The creatives of this issue, however, don’t fully play into the cheesiness that that period of time produced. While using the Calendar Man could open up a corny storyline, he is used here as cutting a pretty serious character, not taking the easy route of using silly holidays for ridiculous crimes. Rather, this story carries more of a Lovecraftian tone as an otherworldly god attempts to use Day as a tool for her own means. Batman also uses a more realistic approach in his sleuthing in following and then confronting Day.

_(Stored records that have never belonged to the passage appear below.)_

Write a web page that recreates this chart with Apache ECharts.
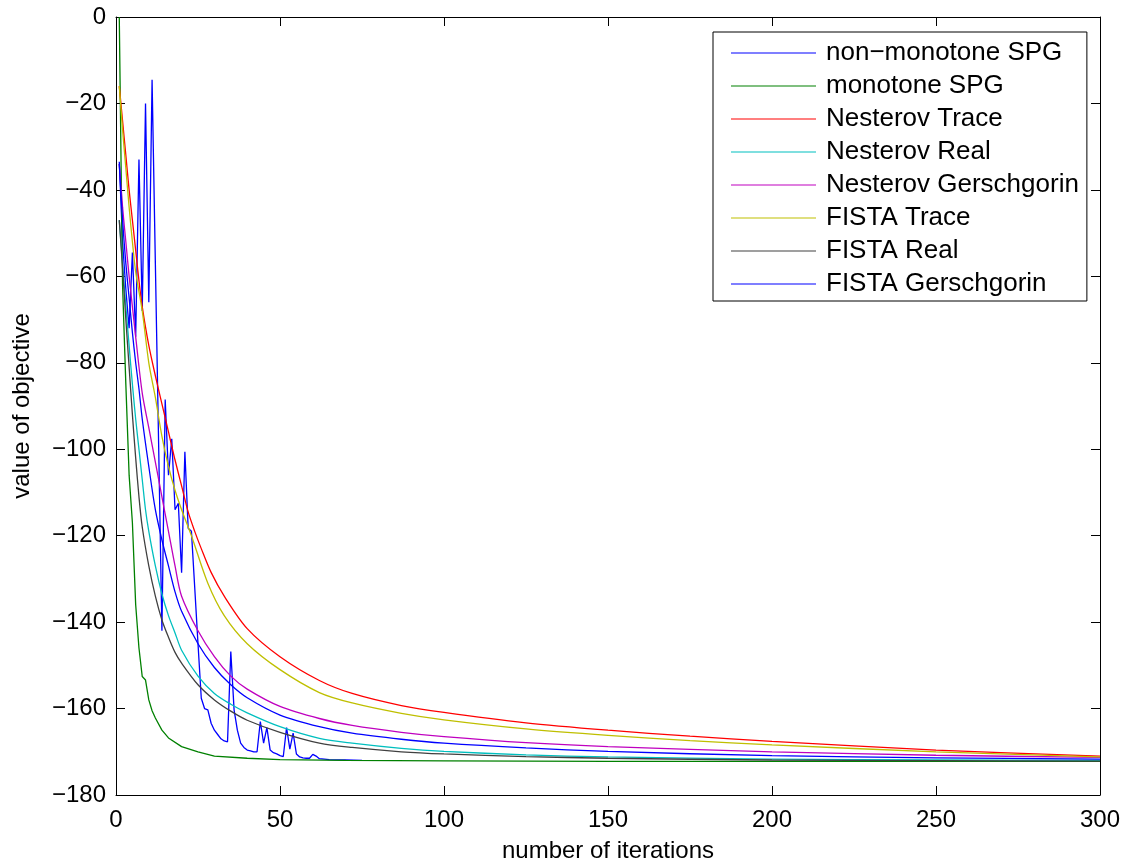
<!DOCTYPE html>
<html>
<head>
<meta charset="utf-8">
<script src="https://cdn.jsdelivr.net/npm/echarts@6/dist/echarts.min.js"></script>
<style>
  html, body { margin: 0; padding: 0; background: #fff; }
  #chart { width: 1130px; height: 862px; }
</style>
</head>
<body>
<div id="chart"></div>
<script>
// legend names
const seriesNames = [
  'non\u2212monotone SPG', 'monotone SPG', 'Nesterov Trace', 'Nesterov Real',
  'Nesterov Gerschgorin', 'FISTA Trace', 'FISTA Real', 'FISTA Gerschgorin'
];

// non-monotone SPG (spiky)
const nonMonoIter = [1,2,3,4,5,6,7,8,9,10,11,12,13,14,15,16,17,18,19,20,21,22,23,24,25,26,27,28,29,30,
  31,32,33,34,35,36,37,38,39,40,41,42,43,44,45,46,47,48,49,50,51,52,53,54,55,56,57,58,59,60,61,62,65,70,75];
const nonMonoVal = [-33.5,-52,-63,-72,-54.5,-74,-33,-68,-20,-66,-14.5,-57,-99,-142,-88.5,-106,-97.6,-114,-112.5,-128.6,
  -100.6,-118.3,-119,-132,-145,-157.6,-160,-160.3,-163.4,-165,-166,-167,-167.5,-167.7,-146.8,-160.3,-165,-168,-169,-169.6,
  -169.8,-170,-170,-163,-168,-164.4,-169.6,-170.2,-170.5,-170.9,-171.1,-164.4,-169.4,-165.7,-170.5,-171.2,-171.4,-171.5,-171.5,-170.6,
  -171,-171.6,-171.8,-171.9,-172];

// monotone SPG
const monoIter = [1,2,3,4,5,6,7,8,9,10,11,12,14,16,20,25,30,40,50,70,100,150,200,300];
const monoVal = [0,-62,-85,-106,-117,-136,-146,-152.6,-153.4,-158,-160.5,-162.2,-165,-166.8,-168.8,-170,-171,-171.5,-171.8,-172,-172.1,-172.2,-172.2,-172.2];

// Nesterov Trace
const nesTraceIter = [1,2,3,4,5,6,7,8,10,12,14,16,18,20,22,24,26,29,33,40,50,62,72,87,100,125,150,175,200,250,300];
const nesTraceVal = [-16,-24,-32,-40,-47,-54,-61,-67,-76,-83,-89.5,-96,-102.5,-108.5,-114.5,-119,-123,-128.5,-134,-141.5,-148,-153.5,-156.5,-159.3,-160.9,-163.3,-165,-166.4,-167.6,-169.6,-171];

// Nesterov Real
const nesRealIter = [1,2,3,4,5,6,7,8,9,10,12,14,16,18,20,25,30,35,40,50,62,72,87,100,125,150,200,250,300];
const nesRealVal = [-47,-57,-67,-76,-85,-93,-100,-107,-114,-119,-127,-133.5,-138.5,-142.5,-146.5,-152.5,-156.5,-159,-161,-164.2,-166.9,-168,-169.2,-169.9,-170.7,-171.2,-171.7,-171.9,-172];

// Nesterov Gerschgorin
const nesGerIter = [1,2,3,4,5,6,8,10,12,14,16,18,20,25,30,35,40,50,62,72,87,100,125,150,200,250,300];
const nesGerVal = [-34,-44,-52,-60,-67,-74,-87,-95,-103,-111,-119,-127,-134,-142,-148,-152.5,-155.5,-159.5,-162.3,-163.9,-165.5,-166.5,-167.9,-168.8,-170,-170.8,-171.3];

// FISTA Trace
const fisTraceIter = [1,2,3,4,5,6,8,10,12,14,16,18,20,23,28,33,40,50,62,72,87,100,125,150,175,200,250,300];
const fisTraceVal = [-16,-26,-35,-44,-52,-59,-68,-80,-88,-97,-104,-109.5,-114,-120,-131,-138.5,-145,-151,-156.3,-158.7,-161.1,-162.6,-164.7,-166.2,-167.4,-168.4,-170,-171.2];

// FISTA Real
const fisRealIter = [1,2,3,4,5,6,7,8,10,12,14,16,18,20,25,30,35,40,50,62,72,87,100,125,150,200,250,300];
const fisRealVal = [-47,-58,-70,-81,-92,-102,-111,-118,-127,-134,-139.5,-143.5,-147,-149.5,-154.5,-158,-160.6,-162.7,-165.5,-168,-169,-170,-170.5,-171.1,-171.5,-171.9,-172.05,-172.15];

// FISTA Gerschgorin
const fisGerIter = [1,2,3,4,5,6,7,8,10,12,14,16,18,20,25,30,35,40,50,62,72,87,100,125,150,200,250,300];
const fisGerVal = [-34,-47,-57,-65,-73,-80,-86,-93,-104,-114,-121,-127,-133,-137.5,-145,-150.5,-154.5,-157.5,-161.5,-164.2,-165.7,-167.1,-168,-169.1,-169.9,-170.9,-171.4,-171.7];

const xTicks = { min: 0, max: 300, interval: 50 };
const yTicks = { min: -180, max: 0, interval: 20 };

const colors = ['#0000ff', '#008000', '#ff0000', '#00bfbf', '#bf00bf', '#bfbf00', '#404040', '#0000ff'];
// the two SPG runs are drawn segment by segment, the others as smooth curves
const smoothed = [false, false, true, true, true, true, true, true];

const iters = [nonMonoIter, monoIter, nesTraceIter, nesRealIter, nesGerIter, fisTraceIter, fisRealIter, fisGerIter];
const vals = [nonMonoVal, monoVal, nesTraceVal, nesRealVal, nesGerVal, fisTraceVal, fisRealVal, fisGerVal];

const pairs = (xs, ys) => xs.map((x, i) => [x, ys[i]]);
const minus = (v) => String(v).replace('-', '\u2212');
const FONT = 'Liberation Sans, Arial, Helvetica, sans-serif';

const chart = echarts.init(document.getElementById('chart'));

const axisCommon = {
  axisLine: { show: true, onZero: false, lineStyle: { color: '#000', width: 1 } },
  axisTick: { show: true, inside: true, length: 9, lineStyle: { color: '#000' } },
  splitLine: { show: false },
};

const option = {
  animation: false,
  backgroundColor: '#fff',
  grid: { left: 116, right: 30, top: 17, bottom: 67, containLabel: false, outerBoundsMode: 'none' },
  legend: {
    orient: 'vertical',
    left: 713,
    top: 32,
    padding: [8, 8, 4, 18],
    itemGap: 7,
    itemWidth: 85,
    itemHeight: 26,
    icon: 'path://M0,12.4 L85,12.4 L85,13.6 L0,13.6 Z',
    borderColor: '#000',
    borderWidth: 1,
    borderRadius: 0,
    backgroundColor: '#fff',
    textStyle: { fontFamily: FONT, fontSize: 26, color: '#000', padding: [0, 0, 0, 5] },
    data: seriesNames,
  },
  xAxis: [
    {
      type: 'value', ...xTicks, ...axisCommon,
      name: 'number of iterations', nameLocation: 'middle', nameGap: 44,
      nameTextStyle: { fontFamily: FONT, fontSize: 24, color: '#000' },
      axisLabel: { fontFamily: FONT, fontSize: 24, color: '#000', margin: 13 },
    },
    {
      type: 'value', position: 'top', ...xTicks, ...axisCommon,
      axisLabel: { show: false },
    },
  ],
  yAxis: [
    {
      type: 'value', ...yTicks, ...axisCommon,
      name: 'value of objective', nameLocation: 'middle', nameGap: 82,
      nameTextStyle: { fontFamily: FONT, fontSize: 24, color: '#000' },
      axisLabel: { fontFamily: FONT, fontSize: 24, color: '#000', margin: 10, formatter: minus },
    },
    {
      type: 'value', position: 'right', ...yTicks, ...axisCommon,
      axisLabel: { show: false },
    },
  ],
  series: seriesNames.map((name, i) => ({
    name,
    type: 'line',
    data: pairs(iters[i], vals[i]),
    symbol: 'none',
    smooth: smoothed[i] ? 0.3 : false,
    color: colors[i],
    lineStyle: { color: colors[i], width: 1.3 },
    z: 2 + i,
  })),
};

chart.setOption(option);

window.addEventListener('resize', () => chart.resize());
</script>
</body>
</html>
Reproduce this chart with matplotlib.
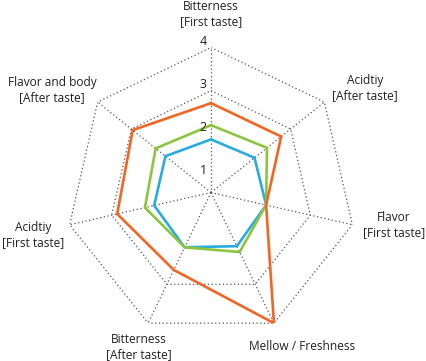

The Martian Manhunter, the titular ‘Consultant’ of this issue, was used pretty much as simply that: someone for Bruce to consult with when there were cultural pieces missing. Both of these characters have been historically aloof when it comes to playing with others, and this shows nothing different. In the end, nothing has really changed between them, and I wish there had been some sort of intimate breakthrough, which would make the promise of them working together in the future something to look forward to.
Editor’s Note: This issue collects two digital-first chapters of the series. You can find the chapters of the comic digitally and help support TBU in the process by purchasing this issue either through Comixology or Amazon.
Legends of the Dark Knight #5
Overall Score
2/5
This story seems to be told with a pretty specific group of people in mind, and while I can appreciate that for what it is, this just isn’t my personal cup of tea. This feels more like a slightly modernized episode of Super Friends than the tales we are now accustomed to, of the feeling of a lasting impact, which unfortunately can make this issue seem forgettable.